The student news site of Marquette University

Marquette Wire

The student news site of Marquette University

Marquette Wire

Portrayal of desperation defies genres, cliches

Exposing the unseen (or overlooked) atrocities and under-the-table dealings of an urban culture ultimately banks on shocking and numbing the audience in order to be thought-provoking.

And director Stephen Frears ("High Fidelity") seems to recognize and avoid this tactic in "Dirty Pretty Things," an appropriately titled tour de force of London's struggling immigrants.

A Nigerian runaway, Okew (played luminously by Chiwetel Ejiofor) is an illegal immigrant in the city who drives cabs during the day and works the front desk of a hotel all night, constantly chewing an herb remedy to stay awake.

Amazingly, not sleeping – there's not one shot of him lying down – doesn't phase his mental and ethical demeanor as he's increasling attuned to what's going on in and outside the hotel.

Called to fix a clogged toilet, he enters the bathroom to find a recently removed heart as the source of overflow. And when he asks his boss Sneaky (another appropriate description), he's cleverly instructed to report it to the police himself; Okwe can't because of his illegal status, and even his close friend (Benedict Wong) feels he's overreacting to an inalterable situation.

Okwe is thrown, only through exposure, into the underworld of the organ market. His Turkish Muslim roommate Senay (Audrey Tautou from "Amelie") follows her confidante into her own danger and exploitation, intensified by her striking beauty.

Written by Steven Knight, creator of television's "Who Want's to be a Millionaire?," the film balances across genres, without feeling like a poorly concocted, overachieving elixir.

For one, it's a petition for social change, with provocative imagery of an abused, abandoned population, but only to a certain (and very hypothetical) extent; the story is too contrived to be marked as having only political intentions and London's setting – a pleasantly soft glowing cityscape that contrasts the characters' unease – could well have been any metropolitan area.

And for another, Okwe and Senay's trudging through smoke and mirrors, always on the brink of danger, seems comparable for a thriller.

But the admirable thing about "Dirty Pretty Things" is that it can't be pigeonholed; both political critique and thriller-like-sequences exist to better define Okwe and Senay's relationship – one reliant on their mutual need to escape (Senay wants to go to New York to be with her cousin, while Okwe longs to see his daughter in Nigeria, from which he's banished).

While the movie proclaims "there is nothing more dangerous than a virtuous man," this only strengthens Okwe's image as a redeemable and selfless character.

Respectably, more than anything else the film offers, Ejiofor deserves accolades for a rich performance.
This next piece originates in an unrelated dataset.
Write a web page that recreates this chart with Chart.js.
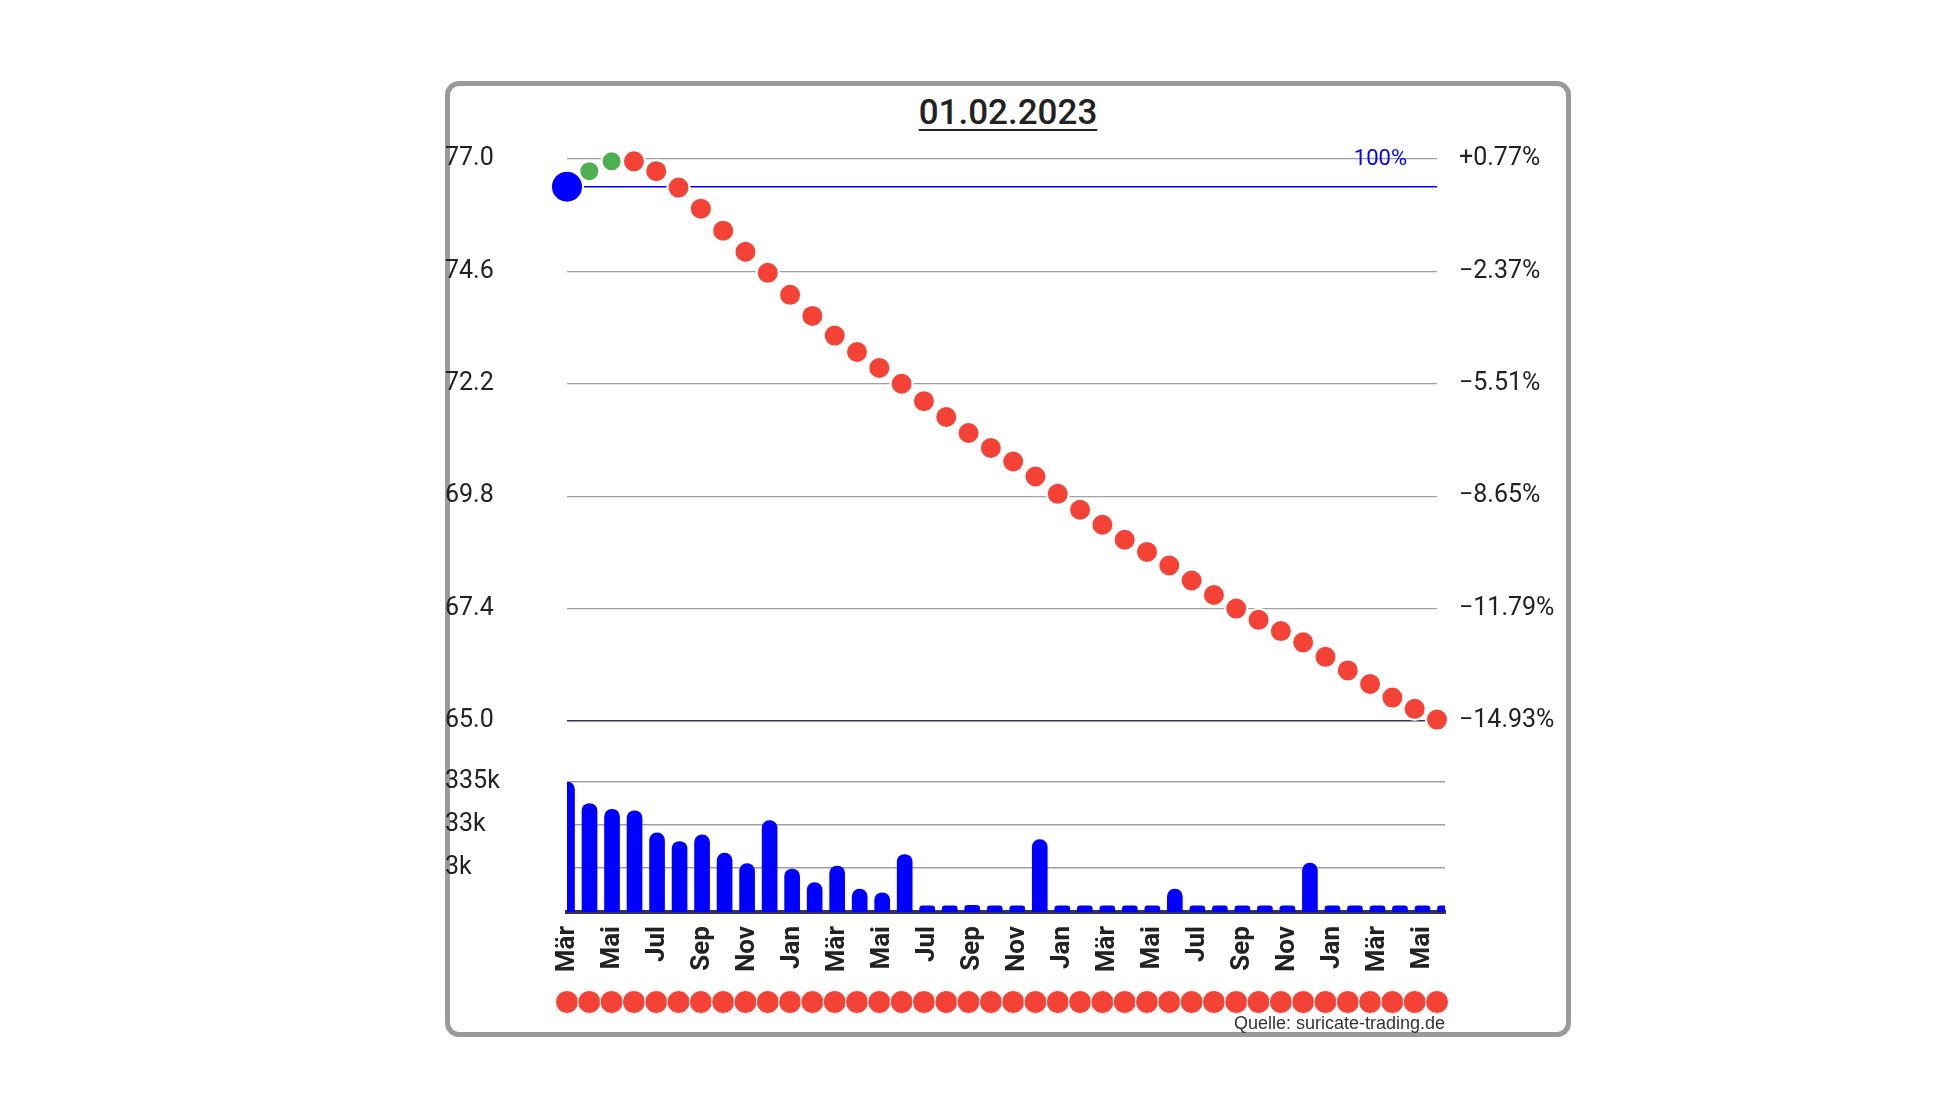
<!DOCTYPE html>
<html>
<head>
<meta charset="utf-8">
<script src="https://cdn.jsdelivr.net/npm/chart.js@4"></script>
<style>
  body { margin: 0; width: 1945px; height: 1094px; background: #fff; font-family: Roboto, sans-serif; position: relative; overflow: hidden; }
  #frame { position: absolute; left: 445px; top: 81px; width: 1116px; height: 946px; border: 5px solid #9a9a9a; border-radius: 14px; }
  #title { position: absolute; left: 445px; width: 1126px; top: 92px; text-align: center; font-size: 35px; font-weight: 500; color: #222; text-decoration: underline; text-decoration-thickness: 2px; text-underline-offset: 5px; }
  .c { position: absolute; left: 445px; width: 1126px; }
  #source { position: absolute; right: 500px; top: 1013px; font-family: "Liberation Sans", Arial, sans-serif; font-size: 18px; color: #333; }
</style>
</head>
<body>
<div id="frame"></div>
<div id="title">01.02.2023</div>
<div class="c" style="top:130px;height:620px"><canvas id="priceChart"></canvas></div>
<div class="c" style="top:760px;height:228px"><canvas id="volChart"></canvas></div>
<div class="c" style="top:985px;height:34px"><canvas id="dotChart"></canvas></div>
<div id="source">Quelle: suricate-trading.de</div>
<script>
const months = ['Mär','Apr','Mai','Jun','Jul','Aug','Sep','Okt','Nov','Dez','Jan','Feb',
                'Mär','Apr','Mai','Jun','Jul','Aug','Sep','Okt','Nov','Dez','Jan','Feb',
                'Mär','Apr','Mai','Jun','Jul','Aug','Sep','Okt','Nov','Dez','Jan','Feb',
                'Mär','Apr','Mai','Jun'];
const prices = [76.41, 76.74, 76.95, 76.95, 76.74, 76.39, 75.94, 75.47, 75.02, 74.57,
                74.10, 73.65, 73.23, 72.88, 72.54, 72.20, 71.83, 71.49, 71.15, 70.83,
                70.54, 70.22, 69.85, 69.51, 69.19, 68.87, 68.61, 68.32, 68.00, 67.69,
                67.40, 67.16, 66.92, 66.68, 66.37, 66.08, 65.79, 65.50, 65.26, 65.03];
const volumes = [335000, 105000, 77000, 71000, 21400, 13500, 19300, 7200, 4100, 41500,
                 3060, 1470, 3600, 1030, 850, 6700, 420, 420, 430, 420,
                 420, 15000, 420, 420, 420, 420, 420, 1030, 420, 420,
                 420, 420, 420, 4200, 420, 420, 420, 420, 420, 420];
const basePrice = 76.41;
const priceTicks = [65.0, 67.4, 69.8, 72.2, 74.6, 77.0];
const volTicks = [3350, 33500, 335000];
const volTickLabels = ['3k', '33k', '335k'];

const LEFT_W = 122, RIGHT_W = 134;
const tickFont = { family: 'Roboto', size: 25 };

const pointColors = prices.map((v, i) => i === 0 ? '#0000ff' : (i <= 2 ? '#4caf50' : '#f44336'));
const pointRadii = prices.map((v, i) => i === 0 ? 16 : (i <= 2 ? 10 : 11));

const label100 = {
    id: 'label100',
    afterDatasetsDraw(chart) {
        const c = chart.ctx, a = chart.chartArea;
        c.save();
        c.font = '22px Roboto';
        c.fillStyle = '#0000ff';
        c.textAlign = 'right';
        c.textBaseline = 'middle';
        c.fillText('100%', a.right - 30, a.top);
        c.restore();
    }
};

new Chart(document.getElementById('priceChart'), {
    type: 'line',
    data: {
        labels: months,
        datasets: [
            {
                data: prices,
                showLine: false,
                pointRadius: pointRadii,
                pointBackgroundColor: pointColors,
                pointBorderColor: '#fff',
                pointBorderWidth: 2,
                clip: false,
                order: 0
            },
            {
                data: months.map(() => basePrice),
                borderColor: '#0000ff',
                borderWidth: 1.5,
                pointRadius: 0,
                order: 1
            }
        ]
    },
    options: {
        responsive: true,
        maintainAspectRatio: false,
        animation: false,
        layout: { padding: { top: 25, bottom: 28 } },
        plugins: { legend: { display: false }, tooltip: { enabled: false } },
        scales: {
            x: { display: false, offset: false },
            y: {
                min: 65, max: 77,
                afterFit: s => { s.width = LEFT_W; },
                afterBuildTicks: s => { s.ticks = priceTicks.map(v => ({ value: v })); },
                border: { display: false },
                grid: {
                    drawTicks: false,
                    color: ctx => ctx.tick && ctx.tick.value === 65 ? '#33335a' : '#a0a0a0',
                    lineWidth: ctx => ctx.tick && ctx.tick.value === 65 ? 1.5 : 1.2
                },
                ticks: { font: tickFont, color: '#222', crossAlign: 'far', padding: 0, callback: v => v.toFixed(1) }
            },
            y2: {
                position: 'right',
                min: 65, max: 77,
                afterFit: s => { s.width = RIGHT_W; },
                afterBuildTicks: s => { s.ticks = priceTicks.map(v => ({ value: v })); },
                border: { display: false },
                grid: { display: false },
                ticks: {
                    font: tickFont, color: '#222', padding: 14,
                    callback: v => {
                        const p = (v / basePrice - 1) * 100;
                        return (p >= 0 ? '+' : '\u2212') + Math.abs(p).toFixed(2) + '%';
                    }
                }
            }
        }
    },
    plugins: [label100]
});

new Chart(document.getElementById('volChart'), {
    type: 'bar',
    data: {
        labels: months,
        datasets: [{
            data: volumes,
            backgroundColor: '#0000ff',
            barThickness: 15,
            borderRadius: { topLeft: 8, topRight: 8 },
            borderSkipped: 'bottom'
        }]
    },
    options: {
        responsive: true,
        maintainAspectRatio: false,
        animation: false,
        layout: { padding: { top: 22, right: 0 } },
        plugins: { legend: { display: false }, tooltip: { enabled: false } },
        scales: {
            x: {
                offset: false,
                afterFit: s => { s.height = 228 - 22 - 130; },
                border: { display: true, color: '#33335a', width: 4 },
                grid: { display: false },
                ticks: {
                    autoSkip: false, minRotation: 90, maxRotation: 90, padding: 6,
                    font: { family: 'Roboto', size: 26, weight: 'bold' }, color: '#222',
                    callback: (v, i) => i % 2 === 0 ? months[i] : ''
                }
            },
            y: {
                type: 'logarithmic',
                min: 300, max: 335000,
                afterFit: s => { s.width = LEFT_W; },
                afterBuildTicks: s => { s.ticks = volTicks.map(v => ({ value: v })); },
                border: { display: false },
                grid: { drawTicks: false, color: '#a0a0a0', lineWidth: 1.5 },
                ticks: { font: tickFont, color: '#222', crossAlign: 'far', padding: 0,
                         callback: (v) => volTickLabels[volTicks.indexOf(v)] }
            },
            yr: {
                position: 'right', display: true,
                afterFit: s => { s.width = RIGHT_W - 8; },
                grid: { display: false }, border: { display: false },
                ticks: { display: false }
            }
        }
    }
});

new Chart(document.getElementById('dotChart'), {
    type: 'line',
    data: {
        labels: months,
        datasets: [{
            data: months.map(() => 0),
            showLine: false,
            pointRadius: 11.5,
            pointBackgroundColor: '#f44336',
            pointBorderColor: '#fff',
            pointBorderWidth: 1,
            clip: false
        }]
    },
    options: {
        responsive: true,
        maintainAspectRatio: false,
        animation: false,
        layout: { padding: { left: LEFT_W, right: RIGHT_W } },
        plugins: { legend: { display: false }, tooltip: { enabled: false } },
        scales: {
            x: { display: false, offset: false },
            y: { display: false, min: -1, max: 1 }
        }
    }
});
</script>
</body>
</html>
It's hard to remember a character so reserved having the emotional fervor Ejiofor possesses, whose most profound statements are made with his eyes.

"Dirty Pretty Things" appreciates, or at least is a strong proponent for, the duality life has to offer, and though filmmakers have beaten the idea of life as terrible sweet, it comes off here as admittedly refreshing.

Extras include a short behind-the-scenes featurette and director commentary, both of which highlight Frears' skill as an actors' director.